Tic Tac Toe Analysis
Study the game of tic-tac-toe and try to develop an optimal strategy (on an NxN board if possible).
Tic-Tac-Toe is a relatively simple game which can be analyzed and completely solved. Since it is a finite-length 2-player game, one of the following must be true: Player 1 has a winning strategy, Player 2 has a winning strategy, or optimal play results in a tie. One way of analyzing a game such as this is to create a game tree, i.e. map out every possible game. However, as the board size increases, this becomes less and less feasible as the number of possible games increases exponentially.
Make an educated guess about the outcome of optimal play on an NxN Tic-Tac-Toe board (where a player has to attain N symbols in a row). If you believe there is a winning strategy for either Player 1 or Player 2, develop it and state it explicitly. If you believe optimal play results in a tie, show how Player 1 can prevent Player 2 from winning and vice versa. Remember, these outcomes may be dependent on our value of N.
- Pen and Paper
- Computer if you would like to map out a game tree.
The “brute force” method of determining the outcome of a game based on optimal play is by mapping a game tree. This is done by first drawing how the game looks when it starts. You then draw all of the next possible states the game board could be in (in other words, all of the moves the first player can make). On the first move, we only have to draw 3 different states, since choosing one corner is the same as choosing any other, by reflection and rotation. Note that the same will not be true on subsequent moves. From each of these we can expand each of the second player’s possible moves, and so on, until we have mapped every possible game. You may wish to leave out trivial choices of moves (e.g. the player has the chance to win but picks another space).

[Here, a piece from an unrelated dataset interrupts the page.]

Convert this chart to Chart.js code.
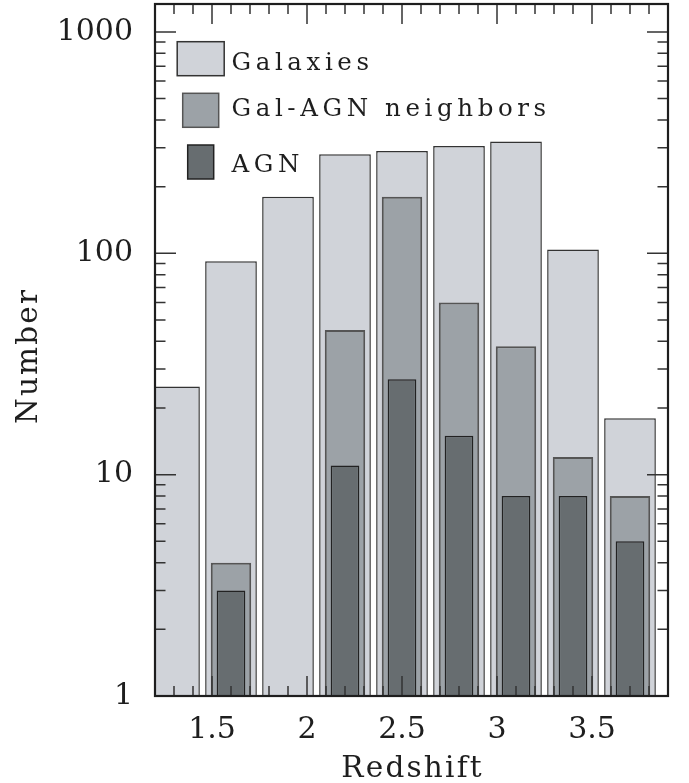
<!DOCTYPE html>
<html>
<head>
<meta charset="utf-8">
<script src="https://cdn.jsdelivr.net/npm/chart.js@4/dist/chart.umd.min.js"></script>
<style>
  html, body { margin: 0; padding: 0; background: #fff; }
  canvas { display: block; }
</style>
</head>
<body>
<canvas id="c" width="689" height="783"></canvas>
<script>
// Redshift bin centres and counts per bin
const redshift  = [1.3, 1.6, 1.9, 2.2, 2.5, 2.8, 3.1, 3.4, 3.7];
const galaxies  = [25, 92, 180, 280, 290, 305, 320, 104, 18];
const neighbors = [null, 4, null, 45, 180, 60, 38, 12, 8];
const agn       = [null, 3, null, 11, 27, 15, 8, 8, 5];

const xTicks = [1.5, 2, 2.5, 3, 3.5];
const yTicks = [1, 10, 100, 1000];
const seriesNames = ['Galaxies', 'Gal-AGN neighbors', 'AGN'];

const FONT = '"DejaVu Serif", serif';
const INK = '#1e1e1e';

function points(values) {
  return redshift.map((x, i) => ({ x: x, y: values[i] })).filter(p => p.y !== null);
}

// draw text one glyph at a time with extra tracking
function spacedText(ctx, text, x, y, spacing, align) {
  const ws = [];
  let w = 0;
  for (const ch of text) { const m = ctx.measureText(ch).width; ws.push(m); w += m; }
  w += spacing * (ws.length - 1);
  let cx = align === 'center' ? x - w / 2 : x;
  let i = 0;
  for (const ch of text) { ctx.fillText(ch, cx, y); cx += ws[i++] + spacing; }
}

// inward ticks on all four sides plus the box frame
const frameTicks = {
  id: 'frameTicks',
  afterDatasetsDraw(chart) {
    const { ctx, chartArea: a, scales } = chart;
    const x = scales.x, y = scales.y;
    ctx.save();
    ctx.strokeStyle = '#333';
    ctx.lineWidth = 1.5;
    ctx.beginPath();
    for (let d = 1; d <= 1000; d *= 10) {
      for (let k = 1; k <= 9; k++) {
        const v = d * k;
        if (v <= y.min || v > y.max) continue;
        const py = y.getPixelForValue(v);
        const len = k === 1 ? 21 : 10.5;
        ctx.moveTo(a.left, py);  ctx.lineTo(a.left + len, py);
        ctx.moveTo(a.right, py); ctx.lineTo(a.right - len, py);
      }
    }
    for (let i = 13; i <= 38; i++) {
      const px = x.getPixelForValue(i / 10);
      const len = i % 5 === 0 ? 20 : 10;
      ctx.moveTo(px, a.bottom); ctx.lineTo(px, a.bottom - len);
      ctx.moveTo(px, a.top);    ctx.lineTo(px, a.top + len);
    }
    ctx.stroke();
    ctx.lineWidth = 2.2;
    ctx.strokeStyle = INK;
    ctx.strokeRect(a.left, a.top, a.right - a.left, a.bottom - a.top);
    ctx.restore();
  }
};

// in-plot key and axis titles
const keyAndTitles = {
  id: 'keyAndTitles',
  afterDraw(chart) {
    const { ctx, chartArea: a } = chart;
    const ds = chart.data.datasets;
    const boxes = [
      { w: 47, top: 41.7, base: 70 },
      { w: 36, top: 93.3, base: 116 },
      { w: 26, top: 145, base: 171.7 }
    ];
    ctx.save();
    ctx.textBaseline = 'alphabetic';
    ctx.textAlign = 'left';
    ctx.font = '24.5px ' + FONT;
    seriesNames.forEach((name, i) => {
      const b = boxes[i];
      const d = ds[i];
      ctx.fillStyle = d.backgroundColor;
      ctx.fillRect(200.7 - b.w / 2, b.top, b.w, 34);
      ctx.strokeStyle = d.borderColor;
      ctx.lineWidth = 1.5;
      ctx.strokeRect(200.7 - b.w / 2, b.top, b.w, 34);
      ctx.fillStyle = INK;
      spacedText(ctx, name, 231.5, b.base, 4.6, 'left');
    });

    ctx.font = '29.5px ' + FONT;
    spacedText(ctx, 'Redshift', (a.left + a.right) / 2, 776.5, 2.2, 'center');
    ctx.translate(36.7, 357);
    ctx.rotate(-Math.PI / 2);
    spacedText(ctx, 'Number', 0, 0, 2.2, 'center');
    ctx.restore();
  }
};

new Chart(document.getElementById('c'), {
  type: 'bar',
  data: {
    datasets: [
      {
        label: seriesNames[0], data: points(galaxies), order: 3,
        backgroundColor: '#d0d3d9', borderColor: '#333', borderWidth: 1.5,
        barPercentage: 0.907, categoryPercentage: 1, grouped: false
      },
      {
        label: seriesNames[1], data: points(neighbors), order: 2,
        backgroundColor: '#9ca2a7', borderColor: '#555', borderWidth: 2,
        barPercentage: 0.709, categoryPercentage: 1, grouped: false
      },
      {
        label: seriesNames[2], data: points(agn), order: 1,
        backgroundColor: '#676d70', borderColor: '#222', borderWidth: 1.5,
        barPercentage: 0.503, categoryPercentage: 1, grouped: false
      }
    ]
  },
  options: {
    responsive: false,
    devicePixelRatio: 1,
    animation: false,
    layout: { padding: { left: 0, right: 21, top: 4, bottom: 0 } },
    plugins: { legend: { display: false }, tooltip: { enabled: false } },
    scales: {
      x: {
        type: 'linear', min: 1.2, max: 3.9, offset: false,
        grid: { display: false, drawTicks: false },
        border: { display: false },
        afterBuildTicks: s => { s.ticks = xTicks.map(v => ({ value: v })); },
        afterFit: s => { s.height = 87; s.paddingLeft = 0; s.paddingRight = 0; },
        ticks: {
          padding: 16, color: INK, maxRotation: 0, autoSkip: false,
          font: { family: FONT, size: 30 },
          callback: v => String(v)
        }
      },
      y: {
        type: 'logarithmic', min: 1, max: 1337,
        grid: { display: false, drawTicks: false },
        border: { display: false },
        afterBuildTicks: s => { s.ticks = yTicks.map(v => ({ value: v })); },
        afterFit: s => { s.width = 155; s.paddingTop = 0; s.paddingBottom = 0; },
        ticks: {
          padding: 22, color: INK, autoSkip: false,
          font: { family: FONT, size: 30 },
          callback: v => String(v)
        }
      }
    }
  },
  plugins: [frameTicks, keyAndTitles]
});
</script>
</body>
</html>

Once you have mapped out a whole game tree, the game becomes easier to analyze. If you can show that no matter how Player 2 picks his/her moves, Player 1 has some way of winning, then you are guaranteed Player 1 has a winning strategy. However, if Player 2 can always pick a move which will lead to a tie, then you know the game will result in a tie given optimal play.
Mapping out a game tree takes a lot of time and space, and is not feasible for larger boards. However, by mapping out games on smaller boards, you may be able to develop a general strategy for any size board. Alternatively, you may wish to develop a strategy without mapping every possible game. Be sure that this strategy still covers every possibility.
Did you develop either a winning strategy or an argument that shows one isn’t possible? Is it rigorous (does it cover all possibilities)?
Was your hypothesis correct? If so, what steps did you take to prove it? If not, what did you learn that was not obvious when you started?
- Instead of requiring N symbols to be lined up to win in an NxN board (i.e. filling in a whole row, column, or diagonal), try requiring only N-1, 3, N/2, or √N symbols in a row.
- Consider an NxM Tic-Tac-Toe board. Note that the most number of symbols in a row that still allow for a game to be won is min(N, M).